While most of us use our computers for texting friends, watching videos, or reading the news, virtually everything we do on our electronic devices is actually manipulated by mathematical operations. Information, explained electrical and computer engineering professor Hossein Mosallaei, is carried and processed through devices called logic gates.
For instance, a text message sent from one person to another is first translated from letters into numbers (binary bits), which are then translated into an electronic signal that moves from the sender’s cell phone to the cell tower to the recipient’s phone. From there it is translated back into bits, and then again into letters. Every manipulation of the data along the way stems from the output of the preceding mathematical operations.
Electronic communication is a relatively efficient mode of information transfer—but, according to Mosallaei, another form of information transfer has the potential for a 1,000-fold increase in speed and bandwidth over our current technologies. That method is called photonic communication.

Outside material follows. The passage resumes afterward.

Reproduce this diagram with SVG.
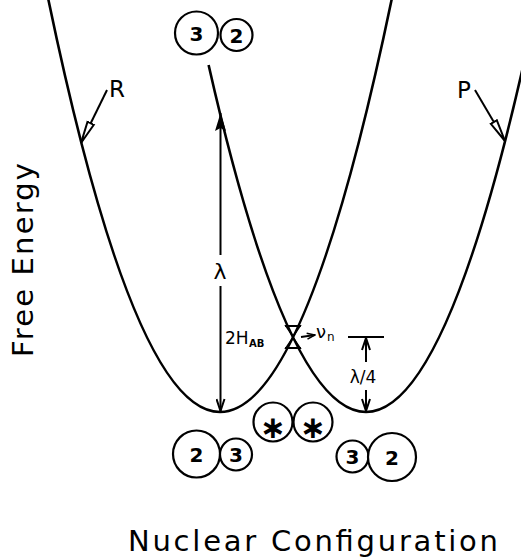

Because light waves propagate at 1,000 times greater frequencies than electrons, they have the capacity for fundamentally offering fascinating features. Until recently, one major roadblock stood in the way of realizing photonic computers operating on analogue waves. In a paper recently released online in the Journal of the Optical Society of America B, Mosallaei and his team members have whisked that roadblock aside.
The new work, Mosallaei said, “lays both the theoretical and physical foundation for an entirely new form of computing that will be faster, will have the capacity to transfer 1,000 times more data, and will open up a range of applications we can’t presently imagine.”

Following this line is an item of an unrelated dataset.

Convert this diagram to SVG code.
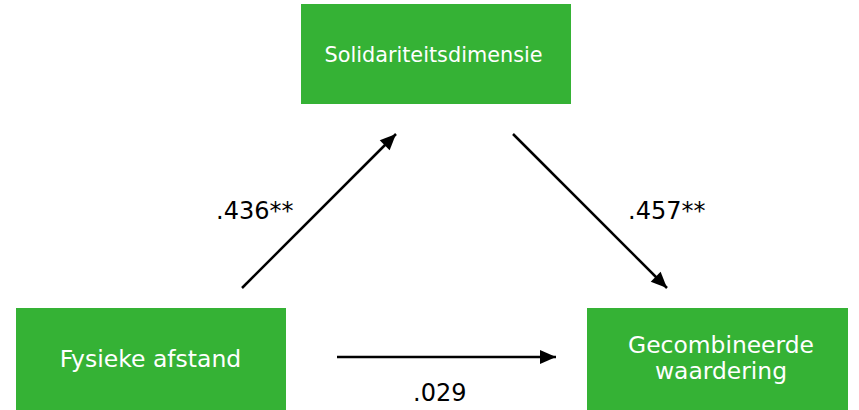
<svg xmlns="http://www.w3.org/2000/svg" width="859" height="410" viewBox="0 0 859 410">
  <defs>
    <marker id="ah" markerUnits="userSpaceOnUse" markerWidth="20" markerHeight="20" viewBox="0 0 20 20" refX="18" refY="10" orient="auto">
      <path d="M2,3 L18,10 L2,17 Z" fill="#000"/>
    </marker>
    <style>
      .box { fill: #35b235; }
      .lbl { font-family: "DejaVu Sans", Verdana, sans-serif; fill: #ffffff; text-anchor: middle; }
      .num { font-family: "DejaVu Sans", Verdana, sans-serif; fill: #000000; font-size: 24px; }
      .edge { stroke: #000; stroke-width: 2.5; fill: none; marker-end: url(#ah); }
    </style>
  </defs>
  <rect width="859" height="410" fill="#ffffff"/>
  <g id="node-solidariteit">
    <rect class="box" x="301" y="4" width="270" height="100"/>
    <text class="lbl" x="433.5" y="61.5" font-size="20.8">Solidariteitsdimensie</text>
  </g>
  <g id="node-fysieke">
    <rect class="box" x="16" y="308" width="270" height="102"/>
    <text class="lbl" x="150.5" y="366.5" font-size="23.5">Fysieke afstand</text>
  </g>
  <g id="node-gecombineerde">
    <rect class="box" x="587" y="308" width="261" height="102"/>
    <text class="lbl" x="721" y="352.5" font-size="23.4">Gecombineerde</text>
    <text class="lbl" x="721" y="378.5" font-size="23.4">waardering</text>
  </g>
  <g id="connectors">
    <line class="edge" x1="242" y1="288" x2="396" y2="134"/>
    <line class="edge" x1="513" y1="134" x2="667" y2="288"/>
    <line class="edge" x1="337" y1="357" x2="556" y2="357"/>
    <text class="num" x="216" y="218.5">.436**</text>
    <text class="num" x="628" y="218.5">.457**</text>
    <text class="num" x="413" y="401" font-size="22">.029</text>
  </g>
</svg>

Whereas electronic signals are passed along via binary numerical code, photonic signals are light waves and one can perform analogue processing on them. Just as logic gates do mathematics on electronic signals, novel devices can do math on light waves—but only if those devices can independently manipulate the various parts of the wave.
A wave is characterized by three things: its amplitude, or how tall each peak is; its phase, or where those peaks occur on a horizontal axis; and its polarization, or the directionality of the particles contained in the wave. If you want to perform mathematics on light waves, you must control each of these elements independently.

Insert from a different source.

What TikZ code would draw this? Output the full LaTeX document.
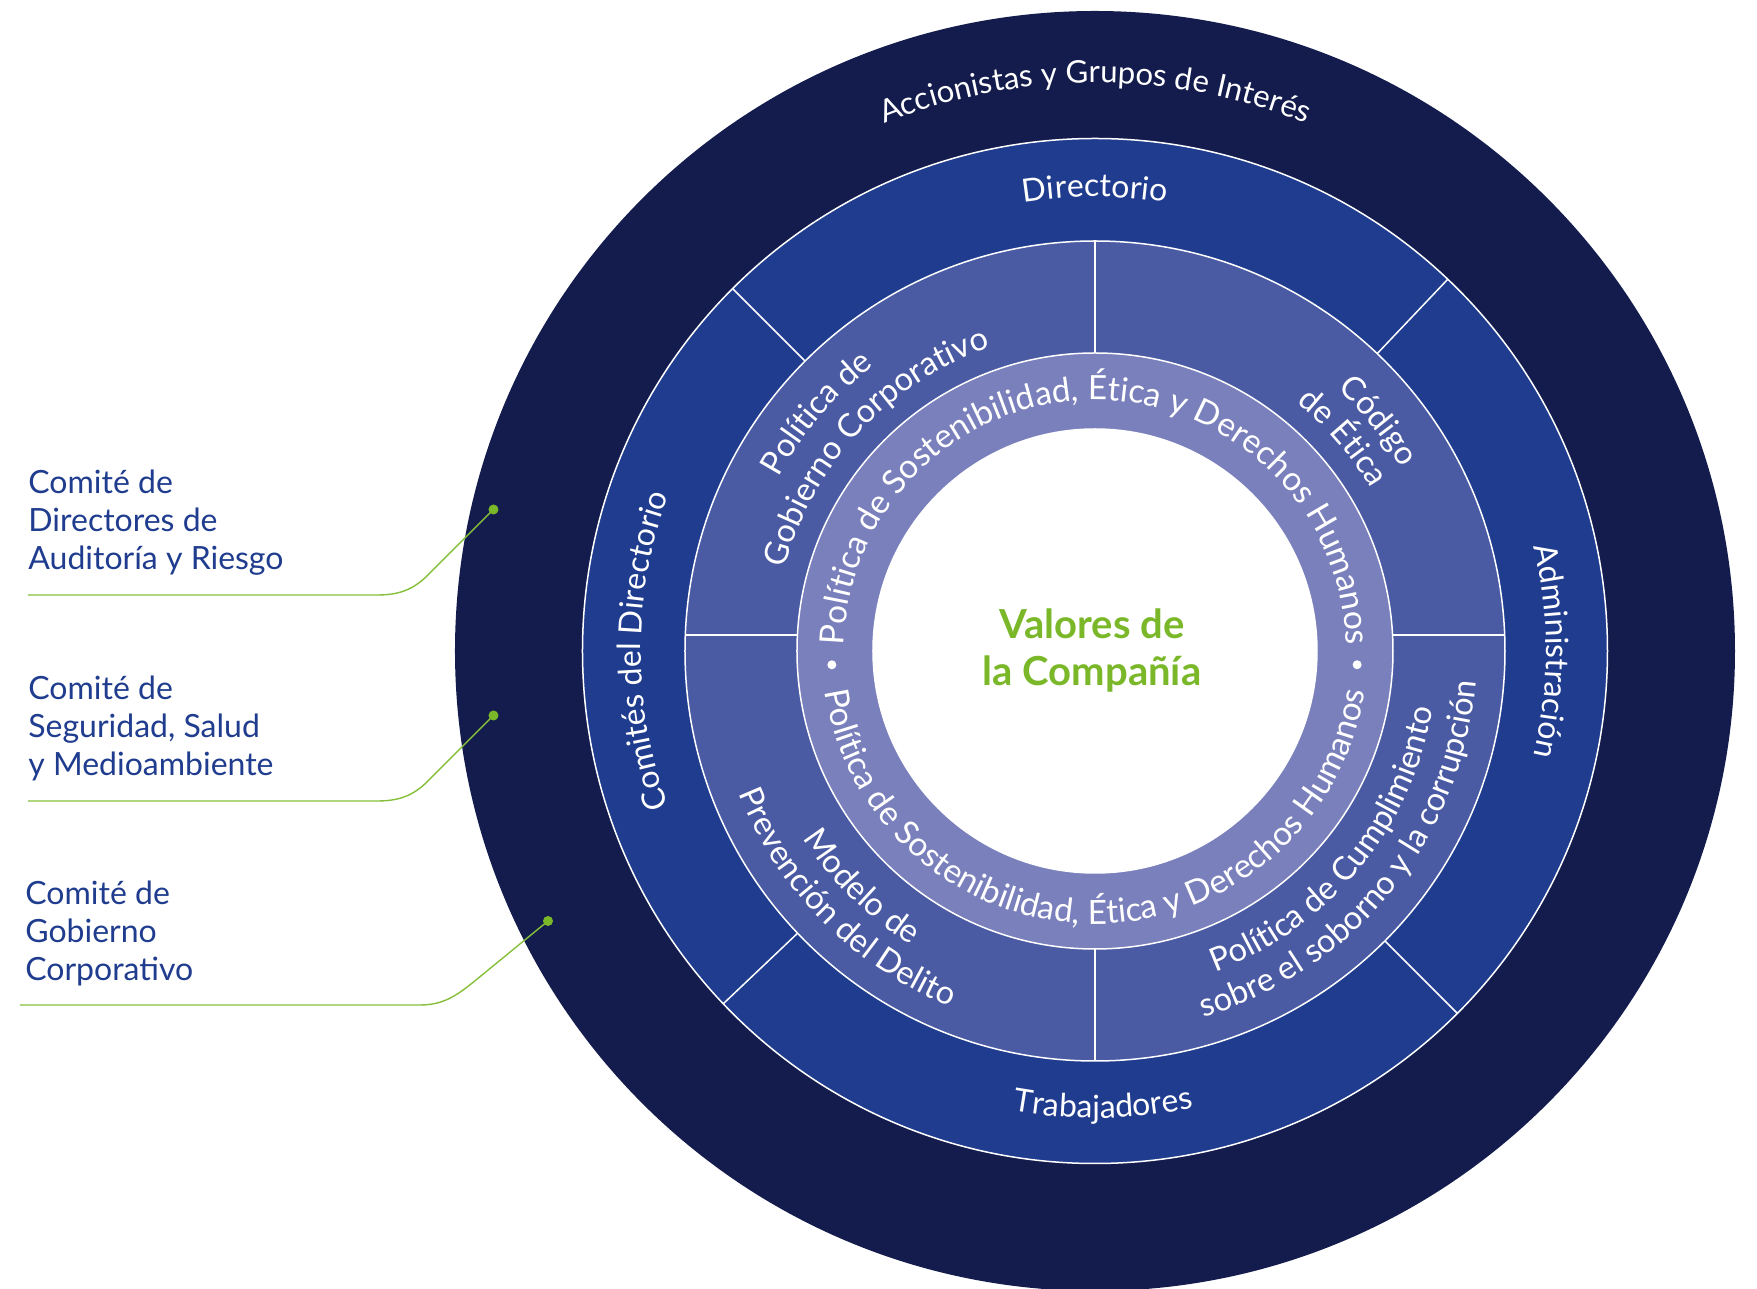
\documentclass[tikz,border=0pt]{standalone}
\usepackage{fontspec}
\setmainfont{Lato}
\usetikzlibrary{decorations.text}
\definecolor{outerc}{HTML}{131C4C}
\definecolor{ringb}{HTML}{1F3C8E}
\definecolor{ringc}{HTML}{4B5BA3}
\definecolor{ringd}{HTML}{7A80BB}
\definecolor{valgreen}{HTML}{7AB82A}
\definecolor{linegreen}{HTML}{86C03A}
\definecolor{comblue}{HTML}{1F3C8E}
% clockwise text (letters point outward): [size] centre angle, baseline radius, half span, text
\newcommand{\cwtext}[5][16]{%
  \path[decorate, decoration={text along path, text align=center, text color=white,
    text={|\fontsize{#1}{19}\selectfont|#5}}]
    (#2+#4:#3) arc[start angle=#2+#4, end angle=#2-#4, radius=#3];}
% counter-clockwise text (letters point inward)
\newcommand{\ccwtext}[5][16]{%
  \path[decorate, decoration={text along path, text align=center, text color=white,
    text={|\fontsize{#1}{19}\selectfont|#5}}]
    (#2-#4:#3) arc[start angle=#2-#4, end angle=#2+#4, radius=#3];}
\begin{document}
\begin{tikzpicture}[x=0.5pt,y=0.5pt,
  sep/.style={draw=white, line width=0.75pt},
  comm/.style={anchor=base west, inner sep=0pt, text=comblue, font=\fontsize{16}{19}\selectfont},
  leader/.style={linegreen, line width=0.7pt},
  dotc/.style={valgreen}]
\useasboundingbox (-1095,-638) rectangle (662,651);
\clip (-1095,-638) rectangle (662,651);
% rings
\fill[outerc] (0,0) circle[radius=640];
\filldraw[sep, fill=ringb] (0,0) circle[radius=512.5];
\filldraw[sep, fill=ringc] (0,0) circle[radius=410];
\foreach \a in {135,46.5,223.5,-45} \draw[sep] (\a:410) -- (\a:512.5);
\draw[sep] (0,298) -- (0,410) (0,-298) -- (0,-410)
  (-297.6,16) -- (-409.7,16) (297.6,16) -- (409.7,16);
\filldraw[sep, fill=ringd] (0,0) circle[radius=298];
\filldraw[sep, fill=white] (0,0) circle[radius=222];
% outer ring
\cwtext[15.6]{90}{568}{60}{Accionistas y Grupos de Interés}
% ring 2
\cwtext{90}{454}{60}{Directorio}
\cwtext{0}{451}{60}{Administración}
\cwtext{180}{454}{60}{Comités del Directorio}
\ccwtext{-89}{467}{60}{Trabajadores}
% ring 3
\cwtext[16.3]{139.5}{361}{80}{Política de}
\cwtext[16.3]{137}{321}{80}{Gobierno Corporativo}
\cwtext[16.3]{39}{357}{80}{Código}
\cwtext[16.3]{40.7}{320}{80}{de Ética}
\ccwtext[16.3]{225.3}{347}{80}{Modelo de}
\ccwtext[16.3]{224.8}{384}{80}{Prevención del Delito}
\ccwtext[16.3]{-39.5}{343}{80}{Política de Cumplimiento}
\ccwtext[16.3]{-39}{382}{80}{sobre el soborno y la corrupción}
% ring 4
\cwtext[16.7]{90}{251}{100}{Política de Sostenibilidad, Ética y Derechos Humanos}
\ccwtext[16.7]{270}{273}{100}{Política de Sostenibilidad, Ética y Derechos Humanos}
\fill[white] (183:263.5) circle[radius=4.5];
\fill[white] (-3:262.5) circle[radius=4.5];
% centre
\node[anchor=base, inner sep=0pt, text=valgreen, font=\fontsize{20}{23.5}\selectfont\bfseries] (val) at (-3,12)
  {\begin{tabular}[t]{@{}c@{}}Valores de\\la Compañía\end{tabular}};
% committees
\node[comm] (c1) at (-1067,157) {\begin{tabular}[t]{@{}l@{}}Comité de\\Directores de\\Auditoría y Riesgo\end{tabular}};
\node[comm] (c2) at (-1067,-49) {\begin{tabular}[t]{@{}l@{}}Comité de\\Seguridad, Salud\\y Medioambiente\end{tabular}};
\node[comm] (c3) at (-1070,-254) {\begin{tabular}[t]{@{}l@{}}Comité de\\Gobierno\\Corporativo\end{tabular}};
\coordinate (c1s) at (-1067,56); \coordinate (c1h) at (-718,56);
\coordinate (c1b) at (-667,76);  \coordinate (c1d) at (-601.5,141.5);
\coordinate (c2s) at (-1067,-150); \coordinate (c2h) at (-718,-150);
\coordinate (c2b) at (-667,-130);  \coordinate (c2d) at (-601.5,-64.5);
\coordinate (c3s) at (-1075,-354); \coordinate (c3h) at (-675,-354);
\coordinate (c3b) at (-619,-329);  \coordinate (c3d) at (-547,-270);
\draw[leader] (c1s) -- (c1h) to[out=0,in=225] (c1b) -- (c1d);
\draw[leader] (c2s) -- (c2h) to[out=0,in=225] (c2b) -- (c2d);
\draw[leader] (c3s) -- (c3h) to[out=0,in=219] (c3b) -- (c3d);
\fill[dotc] (c1d) circle[radius=5];
\fill[dotc] (c2d) circle[radius=5];
\fill[dotc] (c3d) circle[radius=5];
\end{tikzpicture}
\end{document}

In previous research, Mosallaei’s team created a nanoscopic device that was capable of tailoring only phase and concentrate the light, and it couldn’t do anything to the amplitude or polarity. This time around, the team has paired that earlier device with other devices, which each performs a different function. When stacked on top of each other, the result is a surface that manipulates all three elements virtually simultaneously. “This is the first time we can control amplitude, phase, and polarization to our desire and independent from each other,” said Mosallaei.
In the new paper, the team stacked these metasurfaces in such a way that when a light wave passes through the surface, what comes out on the other side is the wave’s derivative. “We can use it to get the derivative of any function,” said Mosallaei, whose team is now working to create similar structures that output other mathematical solutions, including sums and integrals. “The surface does the mathematical operation on the wave.”